Some of the most successful people seem oddly uncomfortable with their own success. The pattern is well-documented: individuals who grew up poor and later achieved financial stability often struggle to enjoy it — not out of ingratitude, but because some part of them never stopped waiting for it all to disappear.

The phantom of scarcity never really leaves

Growing up without much wires the brain for survival mode. A hypervigilance about resources develops that doesn’t simply disappear when circumstances change. The money may arrive, but the mindset lags far behind.

Research indicates that psychological scarcity stemming from financial worries negatively affects cognitive performance and health decision-making, suggesting that persistent financial stress can impair the ability to enjoy improved circumstances.

This isn’t mere frugality. It’s an invisible weight that makes every financial decision feel like the one that could trigger a slide back to the starting point. The logic may say everything is fine; the nervous system is still running old software from childhood.

Success feels like borrowed time

People who have climbed out of poverty are often exceptional at working hard but struggle to believe they deserve the rewards. Sudden wealth syndrome, a term coined by wealth psychologist Stephen Goldbart, describes the emotional and behavioural afflictions that can develop under the pressures of unexpected or abrupt fortune.

Even when wealth isn’t sudden — even when it’s been built over years — a persistent feeling of living someone else’s life can take hold. Success becomes less about enjoyment and more about creating distance from the possibility of returning to poverty.

The impostor living in the head

Counterintuitively, greater success can amplify the internal voice insisting it’s all a fluke. Psychologists have studied this extensively, finding that successful individuals from disadvantaged backgrounds are often convinced that praise and recognition stem from charm, deception, or simple good luck rather than genuine competence.

Impostor syndrome hits differently when rooted in poverty. The question shifts from a general sense of inadequacy to a class-specific dread of being exposed as someone who doesn’t belong. Constant code-switching — fitting into spaces that feel foreign while never fully leaving behind an earlier identity — becomes the norm.

The terror of losing it all

The promise never to return to poverty becomes both a powerful motivator and a heavy chain. The drive to work to exhaustion stems not from needing more, but from a terror of having less. Fear of sliding backward routinely overpowers the joy of moving forward.

A study found that individuals who experienced family poverty during early life stages face a higher risk of developing anxiety and depression in adolescence and young adulthood, with repeated exposure to poverty increasing that risk.

This anxiety doesn’t vanish when the bank account grows. It transforms into a subtle but persistent companion that colours every decision, every purchase, every moment of supposed triumph.

Breaking free from the scarcity mindset

The fear that once drove survival-mode behaviour served a purpose: it kept people motivated, careful, and driven.
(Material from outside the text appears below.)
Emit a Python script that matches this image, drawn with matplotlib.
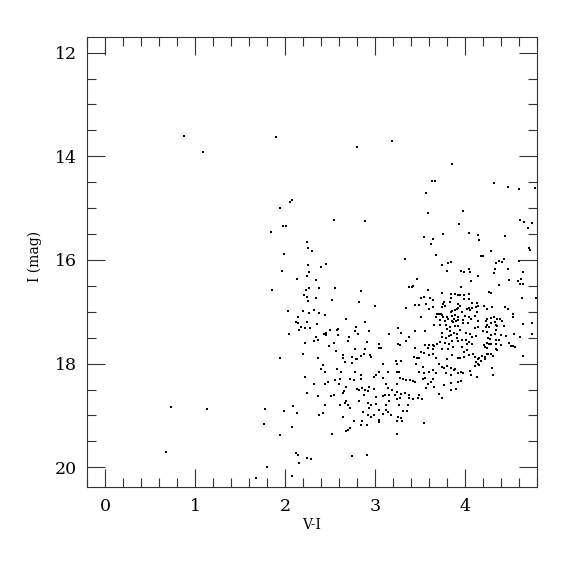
import numpy as np
import matplotlib
matplotlib.use("Agg")
import matplotlib.pyplot as plt
from matplotlib.ticker import MultipleLocator

bright = [(0.88, 13.60), (1.90, 13.63), (1.09, 13.91), (2.08, 14.84), (2.06, 14.89),
          (1.94, 15.00), (1.98, 15.35), (2.01, 15.35), (1.85, 15.47), (1.99, 15.89),
          (3.19, 13.70), (2.80, 13.82), (3.86, 14.14), (3.63, 14.48), (3.67, 14.48),
          (4.32, 14.51), (4.48, 14.60), (4.60, 14.63), (4.78, 14.61), (3.57, 14.71),
          (3.59, 15.09), (3.98, 15.06), (2.55, 15.22), (2.89, 15.24), (3.93, 15.31),
          (4.61, 15.23), (4.66, 15.26), (4.74, 15.28), (4.70, 15.39), (3.54, 15.55),
          (3.65, 15.60), (3.62, 15.70), (3.76, 15.49), (4.04, 15.48), (4.14, 15.51),
          (4.16, 15.61), (4.45, 15.54), (2.25, 15.65), (2.26, 15.76), (2.30, 15.82),
          (3.68, 15.90), (4.18, 15.93), (4.20, 15.93), (4.29, 15.83), (4.71, 15.77),
          (4.72, 15.80), (4.43, 15.98), (3.33, 15.98)]

faint_blue = [(1.86, 16.58), (0.73, 18.83), (1.13, 18.88), (1.78, 18.88), (1.77, 19.17),
              (0.68, 19.71), (1.80, 19.99), (1.68, 20.20), (2.12, 19.73), (2.15, 19.76),
              (2.16, 19.91), (2.24, 19.82), (2.29, 19.84), (2.75, 19.79), (2.91, 19.76),
              (2.08, 20.16)]

blue_mid = [(2.26, 16.09), (2.46, 16.07), (2.40, 16.14), (1.97, 16.21), (2.27, 16.23),
            (2.24, 16.30), (2.13, 16.36), (2.34, 16.38), (2.27, 16.55), (2.23, 16.57),
            (2.38, 16.54), (2.56, 16.55), (2.85, 16.59), (2.21, 16.67), (2.24, 16.71),
            (2.34, 16.74), (2.26, 16.79), (2.52, 16.77), (2.82, 16.82), (2.03, 16.98),
            (2.20, 16.99), (2.32, 16.96), (2.27, 17.02), (2.38, 17.02), (2.44, 17.06),
            (2.14, 17.11), (2.12, 17.19), (2.15, 17.22), (2.25, 17.20), (2.36, 17.23),
            (2.68, 17.13), (2.89, 17.20), (2.18, 17.29), (2.22, 17.31), (2.28, 17.31),
            (2.16, 17.35), (2.50, 17.35), (2.59, 17.33), (2.58, 17.36), (2.79, 17.29),
            (2.78, 17.38), (2.81, 17.42), (2.93, 17.38), (2.05, 17.42), (2.43, 17.42),
            (2.46, 17.41), (2.46, 17.45), (2.59, 17.44), (2.34, 17.49), (2.71, 17.49),
            (2.32, 17.56), (2.37, 17.55), (2.22, 17.60), (2.55, 17.61), (2.70, 17.56),
            (2.49, 17.66), (2.91, 17.58), (2.78, 17.72), (2.89, 17.71)]

clump_left = [(3.75, 16.10), (3.81, 16.06), (3.85, 16.03), (3.80, 16.21), (3.47, 16.37),
              (3.38, 16.52), (3.41, 16.53), (3.42, 16.50), (3.59, 16.57), (3.00, 16.89),
              (3.35, 16.93), (3.51, 16.73), (3.55, 16.71), (3.61, 16.74), (3.64, 16.77),
              (3.74, 16.63), (3.84, 16.74), (3.84, 16.66), (3.89, 16.65), (3.92, 16.68),
              (3.45, 16.87), (3.49, 16.86), (3.57, 16.85), (3.64, 16.91), (3.60, 16.95),
              (3.51, 17.11), (3.75, 16.90), (3.76, 16.84), (3.77, 16.82), (3.78, 16.89),
              (3.83, 16.82), (3.84, 17.00), (3.86, 16.99), (3.89, 16.97), (3.91, 16.95),
              (3.92, 16.92), (3.92, 16.84), (3.69, 17.05), (3.71, 17.05), (3.73, 17.04),
              (3.74, 17.06), (3.68, 17.10), (3.80, 17.10), (3.76, 17.10), (3.81, 17.13),
              (3.86, 17.08), (3.88, 17.13), (3.89, 17.06), (3.92, 17.11), (3.72, 17.16),
              (3.78, 17.18), (3.86, 17.17), (3.87, 17.19), (3.90, 17.17), (3.92, 17.15),
              (3.66, 17.26), (3.72, 17.26), (3.79, 17.26), (3.83, 17.29), (3.89, 17.28),
              (3.92, 17.27), (3.56, 17.38), (3.80, 17.33), (3.83, 17.37), (3.85, 17.45),
              (3.26, 17.32), (3.29, 17.40), (3.16, 17.42), (3.45, 17.37), (3.38, 17.48),
              (3.34, 17.56), (3.74, 17.41), (3.74, 17.49), (3.79, 17.50), (3.82, 17.47),
              (3.88, 17.40), (3.91, 17.42), (3.92, 17.57), (3.91, 17.51), (3.72, 17.58),
              (3.69, 17.63), (3.78, 17.60), (3.82, 17.62), (3.86, 17.57), (3.64, 17.64),
              (3.66, 17.66), (3.60, 17.65), (3.56, 17.65), (3.45, 17.69), (3.26, 17.62),
              (3.28, 17.64), (3.04, 17.63), (3.05, 17.70), (3.07, 17.70), (3.59, 17.69),
              (3.64, 17.71), (3.74, 17.71), (3.81, 17.72), (3.87, 17.68)]

clump_right = [(4.34, 16.06), (4.38, 16.02), (4.41, 16.03), (4.60, 16.02), (4.33, 16.18),
               (4.48, 16.17), (4.32, 16.25), (4.64, 16.24), (3.96, 16.21), (3.99, 16.23),
               (4.05, 16.18), (4.06, 16.23), (4.15, 16.30), (4.07, 16.41), (4.49, 16.39),
               (4.59, 16.41), (4.62, 16.36), (4.61, 16.47), (4.64, 16.47), (4.38, 16.48),
               (3.96, 16.52), (4.27, 16.61), (4.29, 16.63), (3.94, 16.68), (3.99, 16.68),
               (4.05, 16.66), (3.99, 16.75), (4.05, 16.75), (4.63, 16.73), (4.79, 16.73),
               (4.08, 16.83), (4.13, 16.83), (4.15, 16.88), (4.12, 16.91), (4.08, 16.93),
               (4.05, 16.92), (4.02, 16.95), (4.06, 16.97), (3.94, 16.88), (4.21, 16.88),
               (3.97, 17.00), (4.00, 17.08), (4.05, 17.10), (4.11, 17.08), (4.13, 17.01),
               (4.25, 16.95), (4.30, 16.90), (4.44, 16.90), (4.48, 16.95), (4.53, 17.05),
               (4.53, 17.10), (3.98, 17.16), (4.07, 17.13), (4.14, 17.17), (4.25, 17.13),
               (4.29, 17.12), (4.32, 17.11), (4.36, 17.13), (4.39, 17.14), (4.23, 17.17),
               (4.41, 17.17), (4.33, 17.19), (4.29, 17.22), (4.25, 17.26), (4.27, 17.29),
               (4.23, 17.29), (4.34, 17.26), (4.36, 17.28), (4.43, 17.28), (4.14, 17.29),
               (3.98, 17.22), (4.03, 17.22), (4.11, 17.32), (3.95, 17.36), (4.01, 17.40),
               (4.06, 17.43), (4.08, 17.48), (4.12, 17.46), (4.20, 17.37), (4.25, 17.39),
               (4.29, 17.45), (4.33, 17.42), (4.35, 17.35), (4.40, 17.45), (4.46, 17.46),
               (4.54, 17.43), (4.61, 17.49), (4.65, 17.24), (4.75, 17.21), (4.75, 17.42),
               (4.26, 17.50), (4.28, 17.53), (4.34, 17.55), (4.38, 17.55), (3.97, 17.55),
               (4.01, 17.55), (4.05, 17.59), (3.97, 17.67), (4.02, 17.63), (4.08, 17.63),
               (4.24, 17.61), (4.27, 17.63), (4.29, 17.62), (4.35, 17.63), (4.40, 17.64),
               (4.49, 17.60), (4.21, 17.64), (4.22, 17.67), (4.25, 17.69), (4.35, 17.71),
               (4.36, 17.73), (4.51, 17.66), (4.53, 17.66), (4.56, 17.67)]

faint_mid = [(1.95, 17.90), (2.20, 17.82), (2.57, 17.76), (2.64, 17.84), (2.65, 17.89),
             (2.37, 17.89), (2.75, 17.87), (2.79, 17.91), (2.85, 17.85), (2.88, 17.82),
             (2.67, 17.96), (2.74, 17.98), (2.80, 17.92), (2.42, 18.02), (2.40, 18.10),
             (2.44, 18.16), (2.58, 18.11), (2.62, 18.17), (2.22, 18.26), (2.32, 18.40),
             (2.44, 18.40), (2.48, 18.36), (2.56, 18.31), (2.61, 18.29), (2.60, 18.40),
             (2.72, 18.30), (2.77, 18.31), (2.78, 18.16), (2.85, 18.22), (2.84, 18.29),
             (2.68, 18.45), (2.80, 18.49), (2.82, 18.51), (2.86, 18.47), (2.89, 18.51),
             (2.93, 18.46), (2.92, 18.53), (2.24, 18.56), (2.37, 18.63), (2.51, 18.62),
             (2.54, 18.60), (2.64, 18.56), (2.66, 18.52), (2.88, 18.60), (2.68, 18.72),
             (2.67, 18.76), (2.61, 18.79), (2.70, 18.80), (2.72, 18.85), (2.82, 18.72),
             (2.92, 18.75), (2.93, 18.85), (2.09, 18.82), (1.99, 18.92), (2.13, 18.96),
             (2.44, 18.80), (2.38, 18.99), (2.42, 18.96), (2.65, 19.03), (2.87, 18.94),
             (2.92, 18.99), (2.77, 19.11), (2.86, 19.11), (2.84, 19.19), (2.91, 19.18),
             (2.08, 19.22), (2.52, 19.35), (2.70, 19.28), (2.72, 19.25), (2.68, 19.30),
             (1.94, 19.38)]

faint_red = [(2.94, 17.84), (2.96, 17.87), (3.51, 17.77), (3.54, 17.80), (3.43, 17.87),
             (3.47, 17.90), (3.49, 17.90), (3.60, 17.84), (3.65, 17.82), (3.68, 17.90),
             (3.80, 17.91), (3.86, 17.84), (3.92, 17.90), (3.09, 18.00), (3.23, 17.95),
             (3.29, 17.95), (3.24, 18.00), (3.46, 18.00), (3.53, 18.06), (3.71, 18.00),
             (3.74, 18.06), (3.77, 18.09), (3.80, 18.05), (3.85, 18.08), (3.88, 18.13),
             (3.49, 18.16), (3.55, 18.19), (3.60, 18.16), (3.65, 18.13), (3.68, 18.19),
             (3.79, 18.19), (3.84, 18.21), (3.92, 18.19), (3.04, 18.17), (3.14, 18.16),
             (3.25, 18.16), (3.27, 18.17), (2.99, 18.25), (3.01, 18.22), (3.09, 18.27),
             (3.28, 18.27), (3.31, 18.30), (3.35, 18.32), (3.39, 18.31), (3.42, 18.34),
             (3.45, 18.36), (3.53, 18.29), (3.56, 18.27), (3.65, 18.29), (3.62, 18.36),
             (3.59, 18.40), (3.57, 18.47), (3.66, 18.45), (3.77, 18.42), (3.84, 18.38),
             (3.92, 18.36), (3.25, 18.40), (3.12, 18.40), (3.14, 18.47), (3.19, 18.51),
             (3.24, 18.54), (2.99, 18.48), (3.11, 18.60), (3.09, 18.62), (3.16, 18.61),
             (3.22, 18.61), (3.29, 18.58), (3.33, 18.56), (3.38, 18.60), (3.38, 18.67),
             (3.42, 18.69), (3.48, 18.67), (3.49, 18.61), (3.52, 18.69), (3.16, 18.72),
             (3.24, 18.69), (3.28, 18.67), (3.71, 18.58), (3.74, 18.66), (3.84, 18.50),
             (3.90, 18.49), (3.01, 18.65), (3.01, 18.77), (2.96, 18.80), (3.12, 18.79),
             (3.27, 18.79), (3.37, 18.79), (3.05, 18.90), (3.12, 18.89), (3.15, 18.93),
             (3.18, 18.99), (2.99, 18.99), (2.96, 19.03), (3.09, 18.98), (3.31, 18.91),
             (3.36, 18.92), (3.26, 19.03), (3.29, 19.05), (3.04, 19.09), (3.05, 19.12),
             (3.24, 19.11), (3.30, 19.11), (3.54, 19.15), (3.25, 19.35),
             (3.99, 17.77), (4.02, 17.74), (4.05, 17.84), (4.09, 17.82), (4.11, 17.87),
             (3.94, 17.90), (3.99, 17.87), (4.14, 17.91), (4.16, 17.90), (4.18, 17.95),
             (4.19, 17.85), (4.22, 17.87), (4.24, 17.82), (4.26, 17.82), (4.29, 17.82),
             (4.31, 17.85), (4.22, 17.91), (4.12, 17.96), (4.15, 18.00), (4.11, 18.04),
             (4.16, 18.03), (3.89, 18.11), (3.96, 18.16), (3.98, 18.19), (3.96, 18.34),
             (4.06, 18.15), (4.07, 18.21), (4.13, 18.25), (4.30, 18.08), (4.31, 18.22),
             (4.65, 17.85)]

groups = [bright, faint_blue, blue_mid, clump_left, clump_right, faint_mid, faint_red]
pts = np.array([p for g in groups for p in g])
vi = pts[:, 0]
imag = pts[:, 1]

plt.rcParams['font.family'] = 'DejaVu Serif'

fig = plt.figure(figsize=(5.75, 5.75), dpi=100)
ax = fig.add_axes([0.1513, 0.153, 0.7826, 0.7826])

ax.scatter(vi, imag, s=2.8, marker='s', c='k', linewidths=0)

ax.set_xlim(-0.2, 4.8)
ax.set_ylim(20.38, 11.70)
ax.xaxis.set_major_locator(MultipleLocator(1))
ax.xaxis.set_minor_locator(MultipleLocator(0.2))
ax.yaxis.set_major_locator(MultipleLocator(2))
ax.yaxis.set_minor_locator(MultipleLocator(0.5))

ax.tick_params(which='both', direction='in', top=True, right=True,
               width=0.8, color='#333333', labelsize=12.5)
ax.tick_params(which='major', length=13)
ax.tick_params(which='minor', length=6.5)
ax.tick_params(axis='x', pad=8)
ax.tick_params(axis='y', pad=7)
for s in ax.spines.values():
    s.set_linewidth(0.8)
    s.set_color('#333333')

ax.set_xlabel('V-I', fontsize=10, labelpad=2)
ax.set_ylabel('I (mag)', fontsize=10)
ax.yaxis.set_label_coords(-0.10, 0.513)

fig.savefig('out.png', dpi=100)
Recognising that it is no longer adaptive is the first step toward dismantling it.

A study examining stereotype threat among individuals from generational poverty found that self-reinforcing cycles can hinder the ability to fully benefit from improved economic conditions, as affected individuals remain vigilant for potential losses.

Breaking these cycles requires conscious effort. Mindfulness practices can help by making the old patterns visible — the reflexive impulse to save more, work harder, never get comfortable — and creating space between the thought and the response. Practising small enjoyments without guilt, from minor luxuries to genuine rest, gradually teaches the nervous system that safety and enjoyment can coexist.

Final words

The lingering unease that poverty survivors carry into success isn’t weakness or ingratitude. It’s the echo of an earlier self who learned that security is temporary and vigilance is survival. Abraham Maslow described a related phenomenon — the Jonah complex — as the fear of success or of being one’s best self.

The goal isn’t to forget one’s roots or abandon vigilance entirely. It’s to find a middle ground: responsible without being paralysed, careful without being consumed by fear, and successful without constantly looking over one’s shoulder. The knowledge that hardship has already been survived and overcome is, in itself, a form of real security.